• EXERCISE AIM
Give back, exactly as written, the lines from the beginning of the listing through the one that contains "270, 266, 264]".

• DATASET SECTION
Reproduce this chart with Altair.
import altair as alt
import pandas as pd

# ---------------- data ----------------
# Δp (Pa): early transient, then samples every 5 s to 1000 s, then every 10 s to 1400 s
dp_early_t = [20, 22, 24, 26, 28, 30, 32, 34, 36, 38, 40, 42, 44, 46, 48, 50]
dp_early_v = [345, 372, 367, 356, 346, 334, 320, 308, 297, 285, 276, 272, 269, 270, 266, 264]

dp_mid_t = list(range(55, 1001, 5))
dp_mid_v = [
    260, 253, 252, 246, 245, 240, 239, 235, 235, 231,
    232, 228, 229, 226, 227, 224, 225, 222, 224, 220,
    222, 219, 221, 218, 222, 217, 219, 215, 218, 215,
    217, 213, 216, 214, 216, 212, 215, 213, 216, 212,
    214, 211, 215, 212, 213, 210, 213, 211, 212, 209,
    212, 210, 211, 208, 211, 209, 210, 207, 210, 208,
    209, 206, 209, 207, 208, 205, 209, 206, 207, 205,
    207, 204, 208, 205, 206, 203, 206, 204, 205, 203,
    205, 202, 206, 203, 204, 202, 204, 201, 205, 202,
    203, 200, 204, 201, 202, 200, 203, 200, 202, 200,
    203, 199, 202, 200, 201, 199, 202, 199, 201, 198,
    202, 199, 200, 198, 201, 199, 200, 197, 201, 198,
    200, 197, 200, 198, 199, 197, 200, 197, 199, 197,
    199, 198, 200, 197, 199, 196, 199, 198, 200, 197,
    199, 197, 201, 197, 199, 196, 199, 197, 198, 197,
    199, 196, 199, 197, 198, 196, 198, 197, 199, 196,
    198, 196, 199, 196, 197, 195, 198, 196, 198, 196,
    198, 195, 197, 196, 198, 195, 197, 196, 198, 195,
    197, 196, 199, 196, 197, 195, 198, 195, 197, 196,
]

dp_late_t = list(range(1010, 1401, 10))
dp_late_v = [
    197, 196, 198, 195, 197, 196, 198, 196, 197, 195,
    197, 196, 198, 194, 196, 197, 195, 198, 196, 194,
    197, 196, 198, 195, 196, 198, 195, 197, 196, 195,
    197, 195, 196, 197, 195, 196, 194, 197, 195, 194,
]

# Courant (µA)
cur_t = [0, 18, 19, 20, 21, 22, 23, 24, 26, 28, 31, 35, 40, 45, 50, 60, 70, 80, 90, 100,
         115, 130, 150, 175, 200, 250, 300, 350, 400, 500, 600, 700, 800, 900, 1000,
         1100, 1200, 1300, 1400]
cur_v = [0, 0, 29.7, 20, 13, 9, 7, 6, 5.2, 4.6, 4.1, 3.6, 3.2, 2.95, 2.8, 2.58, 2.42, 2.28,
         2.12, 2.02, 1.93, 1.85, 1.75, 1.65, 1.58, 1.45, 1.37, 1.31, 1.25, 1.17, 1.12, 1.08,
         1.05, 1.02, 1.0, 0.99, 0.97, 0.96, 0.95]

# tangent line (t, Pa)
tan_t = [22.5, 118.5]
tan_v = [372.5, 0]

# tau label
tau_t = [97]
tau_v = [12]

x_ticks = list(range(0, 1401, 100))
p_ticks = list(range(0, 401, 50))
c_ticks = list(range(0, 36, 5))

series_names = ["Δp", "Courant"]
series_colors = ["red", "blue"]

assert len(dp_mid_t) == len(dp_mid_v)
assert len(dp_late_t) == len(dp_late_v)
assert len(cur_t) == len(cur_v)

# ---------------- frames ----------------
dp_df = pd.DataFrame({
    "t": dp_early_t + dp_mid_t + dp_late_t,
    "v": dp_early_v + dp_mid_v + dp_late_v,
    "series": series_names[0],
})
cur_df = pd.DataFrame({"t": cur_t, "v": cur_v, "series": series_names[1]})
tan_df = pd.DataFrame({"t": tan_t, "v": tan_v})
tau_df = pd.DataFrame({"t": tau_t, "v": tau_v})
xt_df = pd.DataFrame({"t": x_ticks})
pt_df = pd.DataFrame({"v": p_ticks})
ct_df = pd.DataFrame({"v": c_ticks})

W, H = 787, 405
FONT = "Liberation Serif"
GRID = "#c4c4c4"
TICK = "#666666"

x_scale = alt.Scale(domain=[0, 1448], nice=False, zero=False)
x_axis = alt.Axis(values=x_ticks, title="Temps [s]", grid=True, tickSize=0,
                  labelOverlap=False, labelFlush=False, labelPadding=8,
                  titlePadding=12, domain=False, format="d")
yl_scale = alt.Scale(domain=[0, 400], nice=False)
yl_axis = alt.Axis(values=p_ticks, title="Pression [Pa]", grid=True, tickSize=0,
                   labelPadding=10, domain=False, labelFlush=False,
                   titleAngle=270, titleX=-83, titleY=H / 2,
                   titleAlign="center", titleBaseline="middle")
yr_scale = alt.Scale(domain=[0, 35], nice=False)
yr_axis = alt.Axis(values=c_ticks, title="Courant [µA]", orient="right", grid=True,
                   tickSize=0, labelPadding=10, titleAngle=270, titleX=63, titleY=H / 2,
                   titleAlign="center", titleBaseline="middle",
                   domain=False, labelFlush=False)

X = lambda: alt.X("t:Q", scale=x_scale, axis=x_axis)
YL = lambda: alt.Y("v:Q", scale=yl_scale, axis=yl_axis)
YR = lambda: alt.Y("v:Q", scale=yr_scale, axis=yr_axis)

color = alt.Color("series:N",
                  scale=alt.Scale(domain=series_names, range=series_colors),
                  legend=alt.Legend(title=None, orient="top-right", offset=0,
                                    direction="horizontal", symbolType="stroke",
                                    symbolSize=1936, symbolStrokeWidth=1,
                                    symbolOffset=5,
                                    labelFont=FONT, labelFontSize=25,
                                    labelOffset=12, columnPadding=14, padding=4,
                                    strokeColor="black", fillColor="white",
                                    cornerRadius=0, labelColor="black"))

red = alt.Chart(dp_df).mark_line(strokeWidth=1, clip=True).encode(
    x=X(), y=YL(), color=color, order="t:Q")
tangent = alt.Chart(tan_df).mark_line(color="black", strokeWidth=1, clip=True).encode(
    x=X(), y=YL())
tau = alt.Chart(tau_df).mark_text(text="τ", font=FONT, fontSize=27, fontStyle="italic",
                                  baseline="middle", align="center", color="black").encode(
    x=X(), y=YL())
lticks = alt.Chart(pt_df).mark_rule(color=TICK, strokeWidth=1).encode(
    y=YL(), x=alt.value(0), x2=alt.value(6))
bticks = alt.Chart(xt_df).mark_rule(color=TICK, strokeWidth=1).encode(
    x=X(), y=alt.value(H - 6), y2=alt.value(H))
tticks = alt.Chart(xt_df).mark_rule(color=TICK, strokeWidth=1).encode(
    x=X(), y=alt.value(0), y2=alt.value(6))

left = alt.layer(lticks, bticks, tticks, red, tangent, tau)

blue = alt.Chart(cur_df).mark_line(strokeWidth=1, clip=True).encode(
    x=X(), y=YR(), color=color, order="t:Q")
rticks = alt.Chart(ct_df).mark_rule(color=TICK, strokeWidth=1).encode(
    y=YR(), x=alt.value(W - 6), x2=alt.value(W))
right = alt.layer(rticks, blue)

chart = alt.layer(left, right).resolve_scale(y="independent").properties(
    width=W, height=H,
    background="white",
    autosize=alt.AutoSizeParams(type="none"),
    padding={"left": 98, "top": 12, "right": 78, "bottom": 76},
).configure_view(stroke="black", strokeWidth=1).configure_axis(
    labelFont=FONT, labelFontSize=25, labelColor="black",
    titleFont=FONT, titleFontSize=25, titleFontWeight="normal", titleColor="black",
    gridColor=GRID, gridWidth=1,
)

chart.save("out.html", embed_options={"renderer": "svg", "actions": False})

• OUTPUT FOR THIS EXERCISE
Reproduce this chart with Altair.
import altair as alt
import pandas as pd

# ---------------- data ----------------
# Δp (Pa): early transient, then samples every 5 s to 1000 s, then every 10 s to 1400 s
dp_early_t = [20, 22, 24, 26, 28, 30, 32, 34, 36, 38, 40, 42, 44, 46, 48, 50]
dp_early_v = [345, 372, 367, 356, 346, 334, 320, 308, 297, 285, 276, 272, 269, 270, 266, 264]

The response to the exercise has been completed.